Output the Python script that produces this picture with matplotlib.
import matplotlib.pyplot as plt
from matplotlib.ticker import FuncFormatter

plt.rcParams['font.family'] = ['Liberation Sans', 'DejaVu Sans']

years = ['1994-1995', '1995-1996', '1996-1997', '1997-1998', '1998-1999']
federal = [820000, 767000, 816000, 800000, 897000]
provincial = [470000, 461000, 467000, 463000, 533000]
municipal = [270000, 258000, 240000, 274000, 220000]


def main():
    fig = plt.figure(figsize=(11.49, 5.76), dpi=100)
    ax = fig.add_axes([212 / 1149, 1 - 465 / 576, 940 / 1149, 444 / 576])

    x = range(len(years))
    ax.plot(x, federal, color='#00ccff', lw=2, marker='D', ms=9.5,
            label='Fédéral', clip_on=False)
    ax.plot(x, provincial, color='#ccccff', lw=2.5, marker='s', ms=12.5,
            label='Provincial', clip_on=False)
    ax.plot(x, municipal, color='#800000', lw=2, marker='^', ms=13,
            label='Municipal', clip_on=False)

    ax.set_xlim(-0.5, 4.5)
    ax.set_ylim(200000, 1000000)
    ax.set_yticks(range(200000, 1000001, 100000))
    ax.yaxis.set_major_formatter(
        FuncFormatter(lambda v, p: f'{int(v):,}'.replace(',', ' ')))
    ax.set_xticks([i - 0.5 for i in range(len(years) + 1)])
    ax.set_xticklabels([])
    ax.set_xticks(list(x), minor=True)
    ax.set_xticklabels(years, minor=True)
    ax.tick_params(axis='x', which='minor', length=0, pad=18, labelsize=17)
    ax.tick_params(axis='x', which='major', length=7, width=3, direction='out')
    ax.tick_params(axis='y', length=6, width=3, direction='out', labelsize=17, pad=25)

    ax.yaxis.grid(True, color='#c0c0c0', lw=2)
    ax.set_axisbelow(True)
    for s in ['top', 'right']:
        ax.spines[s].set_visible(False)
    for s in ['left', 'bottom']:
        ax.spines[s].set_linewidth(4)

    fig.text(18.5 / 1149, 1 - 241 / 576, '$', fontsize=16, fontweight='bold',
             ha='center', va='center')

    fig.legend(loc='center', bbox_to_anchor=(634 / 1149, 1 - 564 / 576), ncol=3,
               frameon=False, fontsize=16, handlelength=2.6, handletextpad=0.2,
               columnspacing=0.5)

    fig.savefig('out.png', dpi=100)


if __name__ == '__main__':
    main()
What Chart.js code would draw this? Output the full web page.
********
### Written exercise
Exactly as they stand, please print the lines from the first line of the records above down to the line that includes "label='Municipal', clip_on=False)", both of those included and no others.

### Response for this exercise
Output the Python script that produces this picture with matplotlib.
import matplotlib.pyplot as plt
from matplotlib.ticker import FuncFormatter

plt.rcParams['font.family'] = ['Liberation Sans', 'DejaVu Sans']

years = ['1994-1995', '1995-1996', '1996-1997', '1997-1998', '1998-1999']
federal = [820000, 767000, 816000, 800000, 897000]
provincial = [470000, 461000, 467000, 463000, 533000]
municipal = [270000, 258000, 240000, 274000, 220000]


def main():
    fig = plt.figure(figsize=(11.49, 5.76), dpi=100)
    ax = fig.add_axes([212 / 1149, 1 - 465 / 576, 940 / 1149, 444 / 576])

    x = range(len(years))
    ax.plot(x, federal, color='#00ccff', lw=2, marker='D', ms=9.5,
            label='Fédéral', clip_on=False)
    ax.plot(x, provincial, color='#ccccff', lw=2.5, marker='s', ms=12.5,
            label='Provincial', clip_on=False)
    ax.plot(x, municipal, color='#800000', lw=2, marker='^', ms=13,
            label='Municipal', clip_on=False)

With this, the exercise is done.